What is Solar ATAP?
Malaysia's new net energy metering programme, replacing NEM 3.0 from 1 January 2026.
Solar ATAP — the Solar Accelerated Transition Action Programme — is Malaysia's replacement for the Net Energy Metering (NEM) 3.0 programme. It took effect on 1 January 2026 and is governed by gazette GP/ST/No. 60/2025, issued by the Energy Commission (Suruhanjaya Tenaga) and signed by CEO Siti Safinah Binti Salleh on 30 December 2025. Administration is handled by SEDA Malaysia (Sustainable Energy Development Authority).
Unlike NEM 3.0, which had a fixed national quota (450 MW) that caused long waiting lists, Solar ATAP operates with no national capacity ceiling. Any eligible property can apply at any time — first come, first served, and the queue never closes.
Official Sources
How it works in plain language
You install solar panels. During the day, your panels generate electricity. Whatever you do not use goes back to the TNB grid and earns a bill credit at the ATAP export rate. That credit offsets what you draw from the grid at night or on cloudy days. At the end of each month, any unused credit is reset to zero — it does not carry forward and cannot be cashed out.
The programme covers Peninsular Malaysia and Labuan under TNB jurisdiction. Sabah (SESB) and Sarawak (SEB) have their own separate programmes — see our NEM Sarawak guide for details.
A key structural difference from NEM 3.0: the export rate you receive is now tiered based on your electricity consumption, not fixed for everyone. This rewards higher-consuming households — the ones who stand to benefit most from a larger solar system — with a better export rate.
Solar ATAP also expands scope beyond rooftop installations.

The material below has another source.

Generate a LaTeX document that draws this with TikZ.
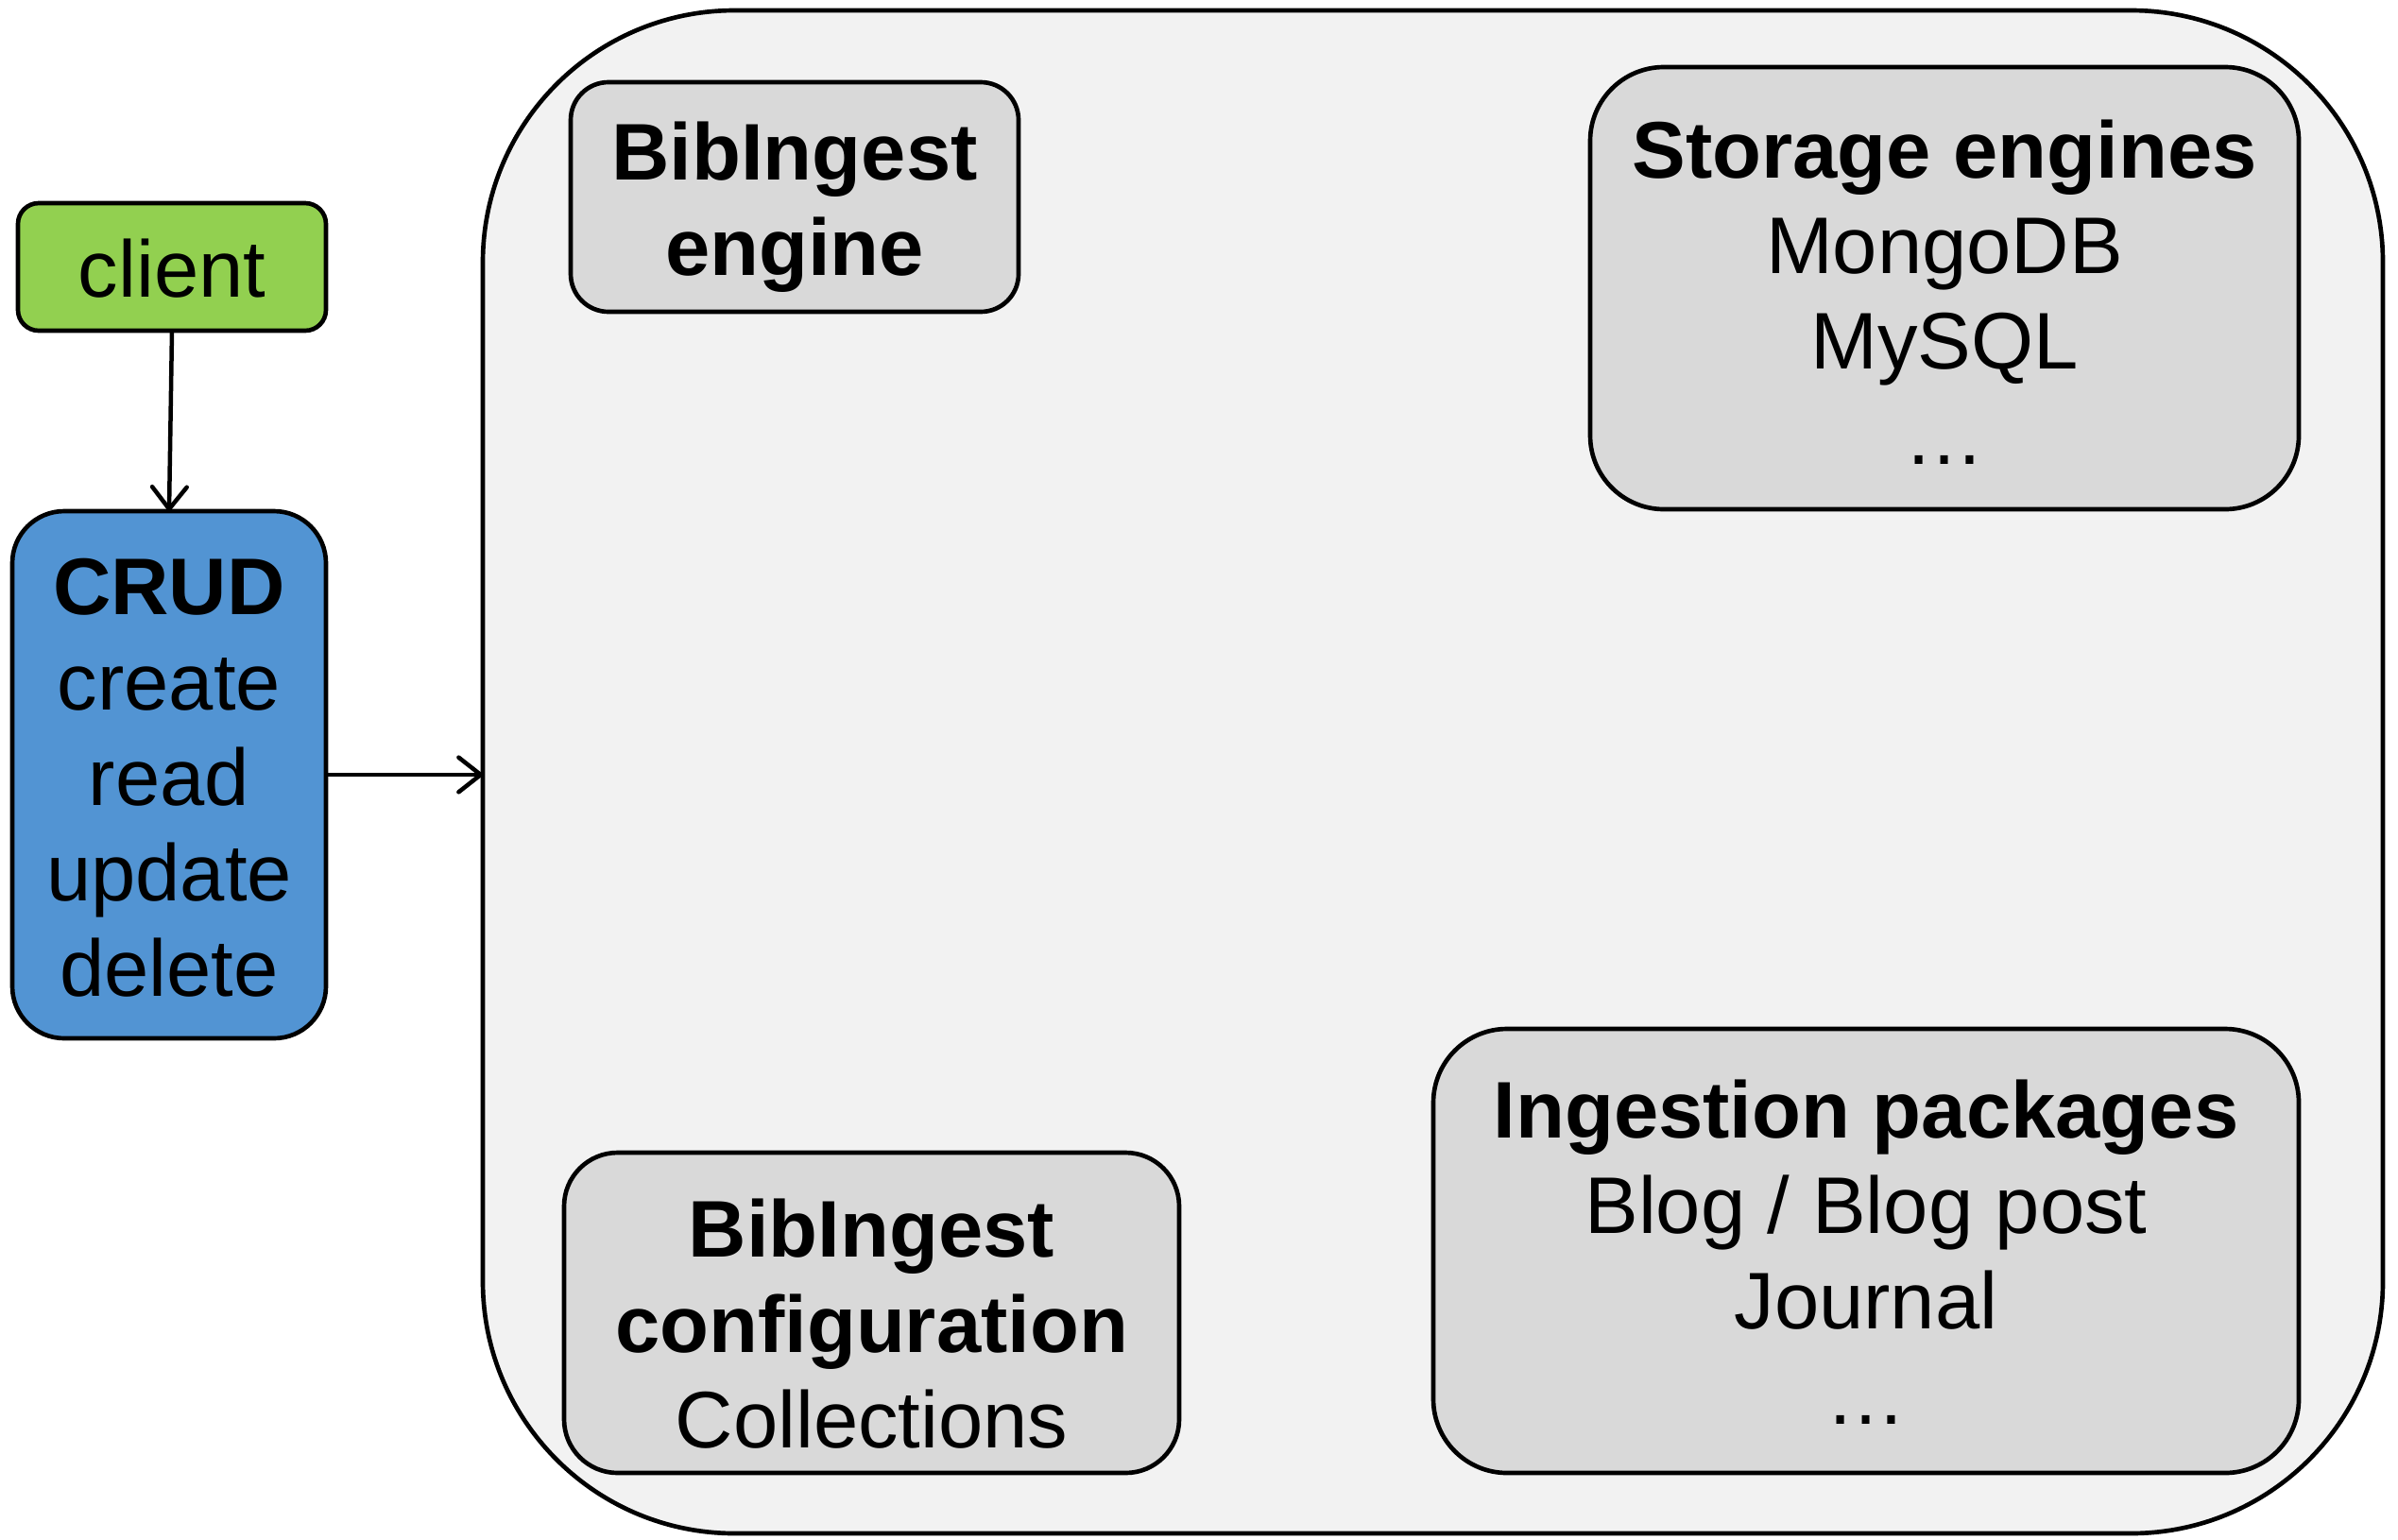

Solar carparks and covered walkways fitted with solar panels are explicitly eligible, opening the door for commercial and industrial properties that lack sufficient rooftop area.

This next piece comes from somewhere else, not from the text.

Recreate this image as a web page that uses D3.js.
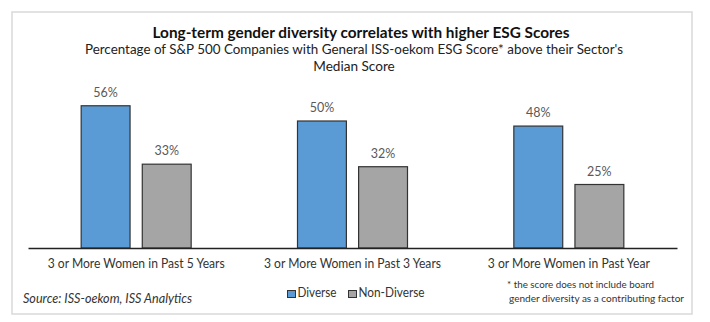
<!DOCTYPE html>
<html>
<head>
<meta charset="utf-8">
<script src="https://cdn.jsdelivr.net/npm/d3@7"></script>
<style>
  body { margin: 0; background: #fff; }
  text { font-family: Lato, "Open Sans", sans-serif; }
</style>
</head>
<body>
<div id="wrapper"></div>
<script>
const categories = ['3 or More Women in Past 5 Years', '3 or More Women in Past 3 Years', '3 or More Women in Past Year']
const seriesNames = ['Diverse', 'Non-Diverse']
const diverse = [56, 50, 48]
const nonDiverse = [33, 32, 25]

const colors = { 'Diverse': '#5b9bd5', 'Non-Diverse': '#a5a5a5' }

const dimensions = { width: 710, height: 322 }

// squeeze a text to the width it has in the reference (Calibri is narrower than Lato)
function squeeze(sel, wanted) {
  sel.attr('textLength', wanted).attr('lengthAdjust', 'spacingAndGlyphs')
}

const svg = d3.select('#wrapper').append('svg')
  .attr('width', dimensions.width)
  .attr('height', dimensions.height)

// outer frame
svg.append('rect')
  .attr('x', 12).attr('y', 12)
  .attr('width', 680).attr('height', 302)
  .attr('fill', '#fff')
  .attr('stroke', '#d9d9d9')
  .attr('stroke-width', 1.5)

// titles
const title = svg.append('text')
  .attr('x', 361).attr('y', 38)
  .attr('text-anchor', 'middle')
  .style('font-size', '15.5px').style('font-weight', 'bold').attr('fill', '#111')
  .text('Long-term gender diversity correlates with higher ESG Scores')
squeeze(title, 417)

const subtitle = svg.append('text')
  .attr('x', 354).attr('y', 54)
  .attr('text-anchor', 'middle')
  .style('font-size', '13.6px').attr('fill', '#222')
  .text('Percentage of S&P 500 Companies with General ISS-oekom ESG Score* above their Sector\'s')
squeeze(subtitle, 538)

svg.append('text')
  .attr('x', 354).attr('y', 71)
  .attr('text-anchor', 'middle')
  .style('font-size', '13.6px').attr('fill', '#222')
  .text('Median Score')

// scales
const x0 = d3.scaleBand()
  .domain(categories)
  .range([28, 677])

const x1 = d3.scaleBand()
  .domain(seriesNames)
  .range([0, 110])
  .paddingInner(0.2)

const yScale = d3.scaleLinear()
  .domain([0, 60])
  .range([248, 95.6])

const rows = categories.map((c, i) => ({
  category: c,
  values: [
    { key: 'Diverse', value: diverse[i] },
    { key: 'Non-Diverse', value: nonDiverse[i] }
  ]
}))

const groups = svg.append('g').selectAll('g')
  .data(rows)
  .join('g')
  .attr('transform', d => `translate(${x0(d.category) + (x0.bandwidth() - 110) / 2},0)`)

groups.selectAll('rect')
  .data(d => d.values)
  .join('rect')
  .attr('x', d => x1(d.key))
  .attr('y', d => yScale(d.value))
  .attr('width', x1.bandwidth())
  .attr('height', d => yScale(0) - yScale(d.value))
  .attr('fill', d => colors[d.key])
  .attr('stroke', '#333')
  .attr('stroke-width', 1.2)

groups.selectAll('.val')
  .data(d => d.values)
  .join('text')
  .attr('class', 'val')
  .attr('x', d => x1(d.key) + x1.bandwidth() / 2)
  .attr('y', d => yScale(d.value) - 9)
  .attr('text-anchor', 'middle')
  .style('font-size', '12.5px')
  .attr('fill', '#595959')
  .text(d => d.value + '%')

// baseline axis
const xAxis = svg.append('g')
  .attr('transform', `translate(0,${yScale(0)})`)
  .call(d3.axisBottom(x0).tickSize(0).tickPadding(11))
xAxis.select('.domain').attr('stroke', '#222').attr('stroke-width', 1.5)
xAxis.selectAll('text')
  .style('font-family', 'Lato, "Open Sans", sans-serif')
  .style('font-size', '12.8px')
  .attr('fill', '#333')
  .each(function (d, i) { squeeze(d3.select(this), [177, 177, 162][i]) })

// legend
const legend = svg.append('g')
  .attr('transform', 'translate(287,297)')
const legendX = [0, 61]
seriesNames.forEach((s, i) => {
  const g = legend.append('g').attr('transform', `translate(${legendX[i]},0)`)
  g.append('rect')
    .attr('x', 0.5).attr('y', -6.5)
    .attr('width', 8).attr('height', 7)
    .attr('fill', colors[s]).attr('stroke', '#333')
  const t = g.append('text')
    .attr('x', 10.5).attr('y', 0)
    .style('font-size', '12.8px').attr('fill', '#333')
    .text(s)
  squeeze(t, [39, 66][i])
})

// source
const source = svg.append('text')
  .attr('x', 23).attr('y', 303)
  .style('font-size', '12.8px').style('font-style', 'italic').attr('fill', '#333')
  .text('Source: ISS-oekom, ISS Analytics')
squeeze(source, 169)

// footnote
const foot = ['* the score does not include board', 'gender diversity as a contributing factor']
svg.append('g').selectAll('text')
  .data(foot)
  .join('text')
  .attr('x', (d, i) => [507, 509][i])
  .attr('y', (d, i) => 288 + i * 14)
  .style('font-size', '10.4px').attr('fill', '#333')
  .text(d => d)
  .each(function (d, i) { squeeze(d3.select(this), [147, 175][i]) })
</script>
</body>
</html>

For a full programme overview and to check your eligibility, visit our dedicated Solar ATAP programme page.

Source: TNB Malaysia (mytnb.com.my)
Solar ATAP Rules & System Limits
Every category of connection, size cap, and key restriction in one place.
| Parameter | Single-Phase (Residential) | Three-Phase |
|---|---|---|
| Maximum system size | ≤5 kWac (CCC required if >5kW) | ≤15 kWac domestic / Up to 1,000 kWac (1 MW) non-domestic |
| Connection voltage | 230V single-phase | 400V three-phase |
| Eligible premises | Landed homes, terrace houses, semi-D, bungalows (individual meters only) | Commercial, industrial, institutions — up to 100% of Maximum Demand |
| Export credit rate (Domestic) | Energy Charge rate per kWh (per TNB tariff) | Energy Charge rate per kWh (per TNB tariff) |
| Export credit rate (Non-Domestic) | N/A | Average SMP (System Marginal Price) — market-linked |
| Credit carry-forward | No — forfeited if unused at end of billing period | No — forfeited if unused at end of billing period |
| Cash payout of credits | No | No |
| Contract duration (max) | 10 years from Commencement Date | 10 years from Commencement Date |
| BESS (battery storage) | Allowed | Allowed |
| Solar carparks eligible | N/A (same compound) | Yes (same compound) |
| Covered pedestrian walkways | N/A (same compound) | Yes (same compound) |
| Multi-tenant buildings | NOT eligible | NOT eligible |
| National capacity cap | None — open quota | None — open quota |
MAQ Formula (Maximum Allowable Quantity)
The MAQ caps how much energy can receive export credits per billing period. Any export above the MAQ is accepted by TNB but earns zero credit.
Example: A 5 kWac system on a 30-day billing cycle: 5 × 5 × 30 = 750 kWh MAQ. This means up to 750 kWh of export earns credits each month. Size your system so generation does not materially exceed your consumption + MAQ to avoid forfeiture.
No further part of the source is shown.